Cook the spaghetti squash in the microwave: wipe the skin clean, pierce it in a few places with a sharp knife, place on a microwave-safe plate and microwave on high for 5 minutes on each side, until tender.
Allow the cooked spaghetti squash to rest 10 minutes, until cool enough to handle. Cut it open with a sharp knife. Use a large spoon to discard the pulp and seeds. Rake a fork back and forth to create spaghetti-like strands, placing the strands in a large mixing bowl. Work carefully so that the shells remain intact, and leave some flesh in the shells.

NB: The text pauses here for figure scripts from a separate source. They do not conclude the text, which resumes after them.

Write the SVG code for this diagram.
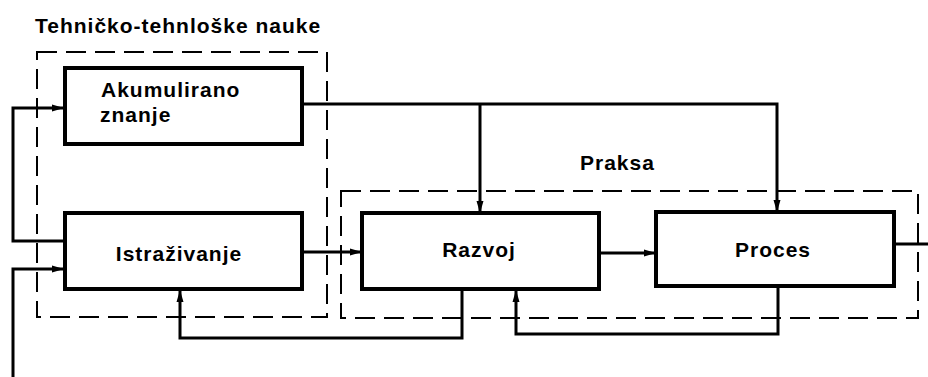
<svg xmlns="http://www.w3.org/2000/svg" width="928" height="377" viewBox="0 0 928 377">
<defs>
<marker id="ah" markerWidth="12" markerHeight="8" refX="11" refY="4" orient="auto" markerUnits="userSpaceOnUse">
<path d="M0,0.5 L12,4 L0,7.5 Z" fill="#000"/>
</marker>
<style>
.box{fill:#fff;stroke:#000;stroke-width:4}
.grp{fill:none;stroke:#000;stroke-width:2;stroke-dasharray:20 9}
.c{fill:none;stroke:#000;stroke-width:3}
.t{font-family:"Liberation Sans",Arial,sans-serif;font-weight:bold;font-size:21px;letter-spacing:1px;fill:#000}
</style>
</defs>
<rect width="928" height="377" fill="#fff"/>
<g id="grp-tehnicke">
<rect class="grp" x="37" y="52" width="290" height="265"/>
<text class="t" x="35" y="33">Tehničko-tehnloške nauke</text>
</g>
<g id="grp-praksa">
<rect class="grp" x="341" y="191" width="577" height="127"/>
<text class="t" x="580" y="170">Praksa</text>
</g>
<g id="connectors">
<path class="c" d="M65,241 H13 V108 H63" marker-end="url(#ah)"/>
<path class="c" d="M13,377 V269 H63" marker-end="url(#ah)"/>
<path class="c" d="M302,252 H361" marker-end="url(#ah)"/>
<path class="c" d="M302,104 H777 V211" marker-end="url(#ah)"/>
<path class="c" d="M480,104 V212" marker-end="url(#ah)"/>
<path class="c" d="M599,253 H655" marker-end="url(#ah)"/>
<path class="c" d="M894,244 H928"/>
<path class="c" d="M462,289 V338 H180 V291" marker-end="url(#ah)"/>
<path class="c" d="M778,286 V334 H516 V291" marker-end="url(#ah)"/>
</g>
<g id="akumulirano">
<rect class="box" x="65" y="68" width="237" height="76"/>
<text class="t" x="101" y="97">Akumulirano</text>
<text class="t" x="100" y="122">znanje</text>
</g>
<g id="istrazivanje">
<rect class="box" x="65" y="213" width="237" height="76"/>
<text class="t" x="179" y="261" text-anchor="middle">Istraživanje</text>
</g>
<g id="razvoj">
<rect class="box" x="362" y="213" width="237" height="76"/>
<text class="t" x="479" y="257" text-anchor="middle">Razvoj</text>
</g>
<g id="proces">
<rect class="box" x="656" y="212" width="238" height="74"/>
<text class="t" x="773" y="257" text-anchor="middle">Proces</text>
</g>
</svg>
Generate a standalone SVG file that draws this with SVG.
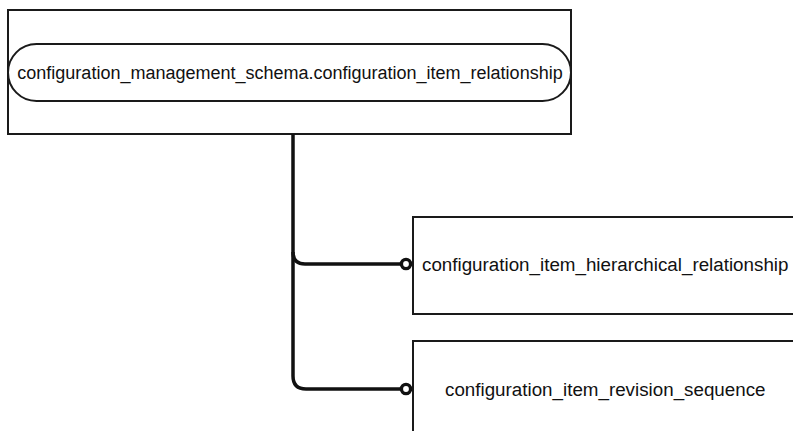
<svg xmlns="http://www.w3.org/2000/svg" width="793" height="431" viewBox="0 0 793 431">
  <style>
    .box { fill: #ffffff; stroke: #1a1a1a; stroke-width: 2; }
    .label { font-family: "Liberation Sans", Arial, sans-serif; font-size: 18.8px; fill: #111111; }
    .title { font-family: "Liberation Sans", Arial, sans-serif; font-size: 18px; fill: #111111; }
    .wire { fill: none; stroke: #111111; stroke-width: 3.5; }
    .end { fill: #ffffff; stroke: #111111; stroke-width: 3.4; }
  </style>
  <rect x="0" y="0" width="793" height="431" fill="#ffffff"/>

  <g id="configuration_item_relationship">
    <rect class="box" x="8" y="10" width="563" height="124"/>
    <rect class="box" x="8" y="44" width="563" height="57" rx="28.5" ry="28.5"/>
    <text class="title" x="290" y="79" text-anchor="middle">configuration_management_schema.configuration_item_relationship</text>
  </g>

  <g id="configuration_item_hierarchical_relationship">
    <rect class="box" x="413" y="217" width="400" height="97"/>
    <text class="label" x="422" y="271">configuration_item_hierarchical_relationship</text>
  </g>

  <g id="configuration_item_revision_sequence">
    <rect class="box" x="413" y="341" width="400" height="110"/>
    <text class="label" x="445" y="396">configuration_item_revision_sequence</text>
  </g>

  <g id="connectors">
    <path class="wire" d="M293 134 V376 Q293 389 306 389 H400"/>
    <path class="wire" d="M293 252 Q293 264 305 264 H400"/>
    <circle class="end" cx="406" cy="264" r="4.6"/>
    <circle class="end" cx="406" cy="389" r="4.6"/>
  </g>
</svg>
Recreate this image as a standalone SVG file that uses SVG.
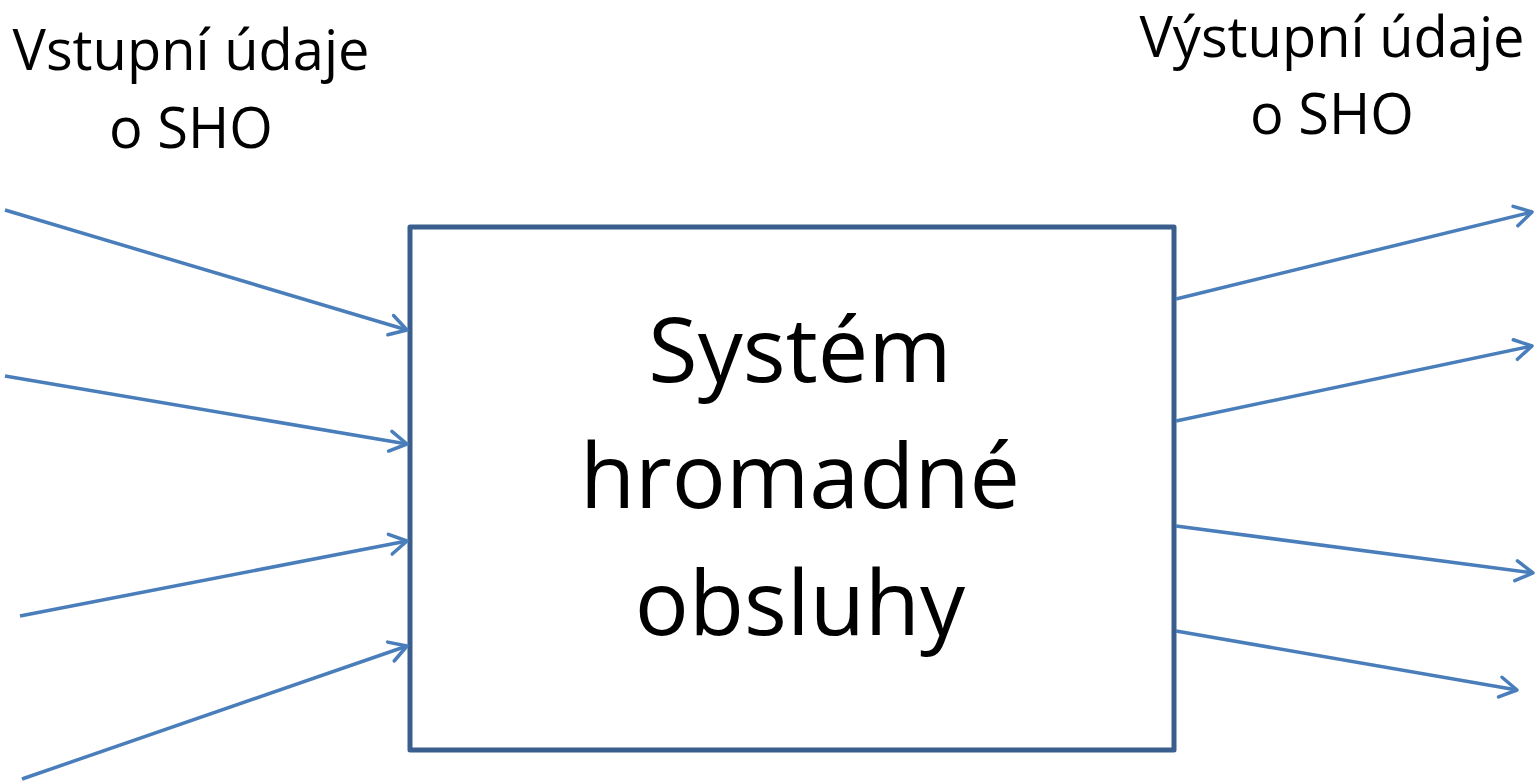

Add the marinara sauce to the spaghetti squash strands. Mix well to coat. Mix in 2 oz of the mozzarella.
Sprinkle the inside of the spaghetti squash shells with salt and pepper. Transfer the marinara coated strands back into the shells. Arrange the pepperoni on top and sprinkle with the remaining mozzarella and with the Parmesan.
Place the stuffed spaghetti squash shells in a square 8-inch baking dish, or any baking dish that will hold them snugly. Bake until cheese is melted and lightly browned, about 15 minutes.
Remove the spaghetti squash pizza boats from the oven. Sprinkle with parsley. Allow to cool 5 minutes before serving.
*How much marinara sauce you use depends on how low carb you want to keep this dish. I usually use 1/2 cup, but you can go up to 1 cup.